While it is axiomatic that agencies only have such power as Congress delegates, not all delegated powers are specifically delegated. SAFE 1 cites the Secretary of Transportation’s “general powers” under 49 U.S.C. 322 to “prescribe regulations to carry out” her “duties and powers.” California’s tailpipe CO2 standards and ZEV mandates encroach on her CAFE-specific duties and powers. NHTSA therefore has “clear authority” to prescribe regulations needed “to effectuate a national automobile fuel economy program unimpeded by prohibited State and local requirements” (84 FR 53120).
Noting that both NHTSA and courts “have repeatedly understood Section 32919 as self-executing and capable of direct application to state regulatory activity,” the NPRM concludes that the “statute does not require any supplemental agency regulations to implement this standard” (86 FR 25985).
The NPRM is confused. To say that a preemption statute is self-executing does not mean it is self-explicating or self-implementing. It simply means that any conflicting state policy is automatically voided. Preemption occurs ab initio—at the moment such policy is enacted or adopted, not when a court later declares it so.
However, the “self-executing” preemption will have no practical effect unless someone interprets and implements it. Who better than the agency Congress authorizes to administer the program that preempts state policy making?
For its opinion that no “supplemental regulations” are required to interpret and implement EPCA, the NPRM cites the 2007 district court decisions in Vermont and California. The courts misunderstood the nature of preemption.
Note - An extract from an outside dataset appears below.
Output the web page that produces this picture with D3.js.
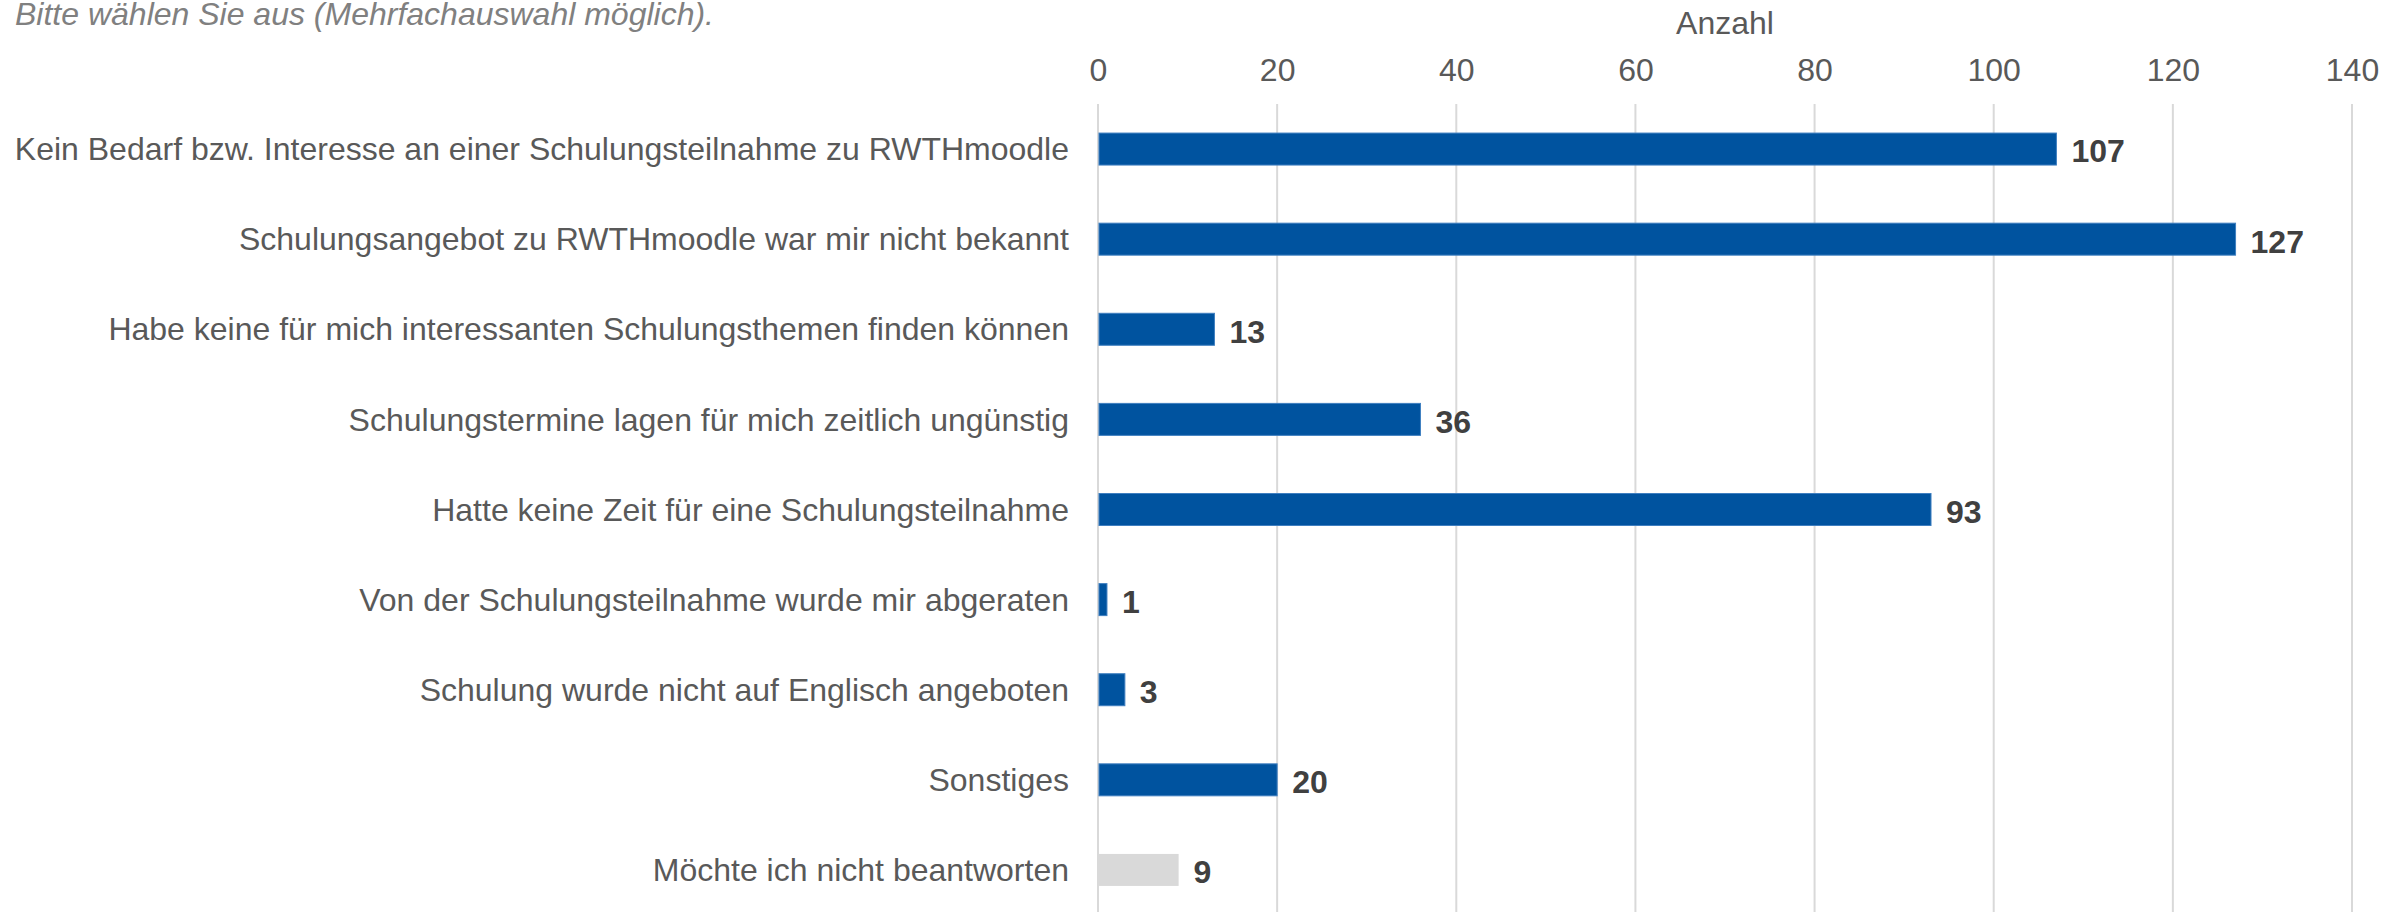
<!DOCTYPE html>
<html>
<head>
<meta charset="utf-8">
<script src="https://cdn.jsdelivr.net/npm/d3@7"></script>
<style>
  body { margin: 0; background: #fff; }
  svg text { font-family: "Liberation Sans", Arial, sans-serif; }
</style>
</head>
<body>
<div id="chart"></div>
<script>
// categories and counts
const categories = [
    "Kein Bedarf bzw. Interesse an einer Schulungsteilnahme zu RWTHmoodle",
    "Schulungsangebot zu RWTHmoodle war mir nicht bekannt",
    "Habe keine für mich interessanten Schulungsthemen finden können",
    "Schulungstermine lagen für mich zeitlich ungünstig",
    "Hatte keine Zeit für eine Schulungsteilnahme",
    "Von der Schulungsteilnahme wurde mir abgeraten",
    "Schulung wurde nicht auf Englisch angeboten",
    "Sonstiges",
    "Möchte ich nicht beantworten"
];
const counts = [107, 127, 13, 36, 93, 1, 3, 20, 9];
const xTicks = [0, 20, 40, 60, 80, 100, 120, 140];

const width = 2407, height = 912;
const subtitle = "Bitte wählen Sie aus (Mehrfachauswahl möglich).";
const axisTitle = "Anzahl";

let data = categories.map((c, i) => ({category: c, count: counts[i]}));

let svg = d3.select("#chart").append("svg")
    .attr("width", width)
    .attr("height", height);

let x = d3.scaleLinear()
    .domain([0, 140])
    .range([1098, 2352]);

let y = d3.scaleBand()
    .domain(categories)
    .range([104, 915])
    .paddingInner(0.645)
    .paddingOuter(0.3225);

// gridlines
svg.append("g")
    .selectAll("line")
    .data(xTicks)
    .enter()
    .append("line")
    .attr("x1", d => x(d))
    .attr("x2", d => x(d))
    .attr("y1", 104)
    .attr("y2", height)
    .attr("stroke", "#d9d9d9")
    .attr("stroke-width", 2);

// top axis labels
let xAxis = d3.axisTop(x)
    .tickValues(xTicks)
    .tickSize(0)
    .tickPadding(0);

let axisG = svg.append("g")
    .attr("transform", "translate(0,81)")
    .call(xAxis);
axisG.select(".domain").remove();
axisG.selectAll("text")
    .attr("dy", 0)
    .attr("font-size", 32)
    .attr("font-family", "Liberation Sans, Arial, sans-serif")
    .attr("fill", "#595959");

svg.append("text")
    .attr("x", (x(0) + x(140)) / 2)
    .attr("y", 34)
    .attr("text-anchor", "middle")
    .attr("font-size", 32)
    .attr("fill", "#595959")
    .text(axisTitle);

svg.append("text")
    .attr("x", 15)
    .attr("y", 25)
    .attr("font-size", 32)
    .attr("font-style", "italic")
    .attr("fill", "#808080")
    .text(subtitle);

// bars
svg.selectAll(".bar")
    .data(data)
    .enter()
    .append("rect")
    .attr("class", "bar")
    .attr("x", x(0) + 1)
    .attr("y", d => y(d.category))
    .attr("width", d => x(d.count) - x(0) - 1)
    .attr("height", y.bandwidth())
    .attr("fill", d => d.category === "Möchte ich nicht beantworten" ? "#d9d9d9" : "#00539f")
    .attr("stroke", d => d.category === "Möchte ich nicht beantworten" ? "none" : "#3f7fc0")
    .attr("stroke-width", 1);

// category labels
svg.selectAll(".cat")
    .data(data)
    .enter()
    .append("text")
    .attr("class", "cat")
    .attr("x", x(0) - 29)
    .attr("y", d => y(d.category) + y.bandwidth() / 2)
    .attr("dy", "0.35em")
    .attr("text-anchor", "end")
    .attr("font-size", 32)
    .attr("fill", "#595959")
    .text(d => d.category);

// value labels
svg.selectAll(".val")
    .data(data)
    .enter()
    .append("text")
    .attr("class", "val")
    .attr("x", d => x(d.count) + 15)
    .attr("y", d => y(d.category) + y.bandwidth() / 2)
    .attr("dy", "0.42em")
    .attr("font-size", 32)
    .attr("font-weight", "bold")
    .attr("fill", "#404040")
    .text(d => d.count);
</script>
</body>
</html>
They supposed that if the EPA grants California a waiver of Clean Air Act preemption, the state’s tailpipe CO2 standards and ZEV mandates become federal standards, which are not subject to EPCA preemption.
That is not how it works. To reiterate, preemption statutes void conflicting state policies ab initio. EPCA 32919(a) turned California’s tailpipe CO2 standards and ZEV mandates into legal phantoms years before the EPA agreed to review them. The EPA could not give legal effect to state policies already voided by EPCA.
Section 32919’s “Notable Silence”
The NPRM asks why EPCA 32919 does not expressly authorize NHTSA “to issue regulations with the force of law that regulate and define the scope of preemption,” and infers from the statute’s “silence” that Congress did not give the agency such power (86 FR 25987). Three alternative explanations spring to mind.
First, because EPCA preemption is broad, clear, and categorical, Congress in 1975 may have assumed no state would dare try to evade it. For example, because the scientific relationship between tailpipe CO2 emissions and fuel consumption was the very basis for testing compliance with CAFE standards, the subterfuge of regulating fuel economy by regulating tailpipe CO2 emissions would have seemed particularly lame to EPCA’s drafters.
Not until 27 years later did California enact the state’s greenhouse gas vehicle emission standards law (AB 1493). Not until 2009 did the EPA connive with CARB to subvert EPCA preemption. The provision’s “silence” regarding “supplemental regulations” may partly reflect Congress’ inability in 1975 to anticipate the brazenness of “climate ambition.”
Second, Congress includes express regulatory authority in preemption statutes that provide for exceptions and waiver programs. For such statutes, agencies need express regulatory authority to determine which state policies are not preempted, and whether waivers should be granted or denied.
All the examples the NPRM cites of preemption statutes with express regulatory authority are cases in which the scope of preemption is in some way narrowed and requires subsequent adjudication by the agency. For instance, the NPRM cites the Supreme Court’s statement in City of New York v. F.C.C. (1988) that, when interpreting the preemptive force of a federal regulation, “a narrow focus on Congress’ intent to supersede state law [is] misdirected.” Courts should focus instead on the “proper bounds of [the agency’s] lawful authority.”
That seeming gotcha evaporates when read in context. City of New York concerned the scope of preemption under the Cable Act of 1984. The statute specifically exempts from preemption state and municipal regulation of cable company facilities, services, and equipment. The issue was whether that carveout also allows municipalities to impose cable signal quality standards more stringent than those set forth in Federal Communications Commission regulations. The Court upheld the Commission’s rule preempting state and local signal standards.
In reviewing the Cable Act, a “narrow focus on Congress’s intent to supersede state law” would be “misdirected” because Congress allowed states some role in regulating the cable industry. That created a gray area requiring subsequent regulatory clarification. In contrast, EPCA 32919(a) gives states no role in determining national fuel economy requirements. When interpreting EPCA, a “narrow focus” on Congress’s intent to supersede state law is right on target.
A third and related reason for EPCA’s “silence” is that including express regulatory authority could foster confusion and uncertainty. It would create the appearance that, despite the statute’s categorical language, 32919(a) is a “general rule of preemption” allowing exceptions in certain circumstances. That misperception could beget the very state interference Congress sought to prevent.
Quoting Cipollone v. Liggett Grp. Inc. (1992), the NPRM acknowledges that “the purpose of Congress is the ultimate touchstone of pre-emption analysis.” The NPRM does not mention the Court’s further statement that “Congress’ intent may be ‘explicitly stated in the statute’s language or implicitly contained in its structure and purpose.’”
Congress’ intent is explicitly stated in EPCA 32919(a), but is also implicit in the statute’s “structure.” Section 32919(a) is the structural linchpin of the CAFE program. It establishes a system of uniform fuel economy requirements based on the specific statutory factors NHTSA must weigh and balance.
The NPRM insinuates that California’s motor vehicle program is lawful under EPCA 32919(a) but declines to provide any reasons. The NPRM is silent about “the ultimate touchstone of pre-emption analysis.” It cannot stand.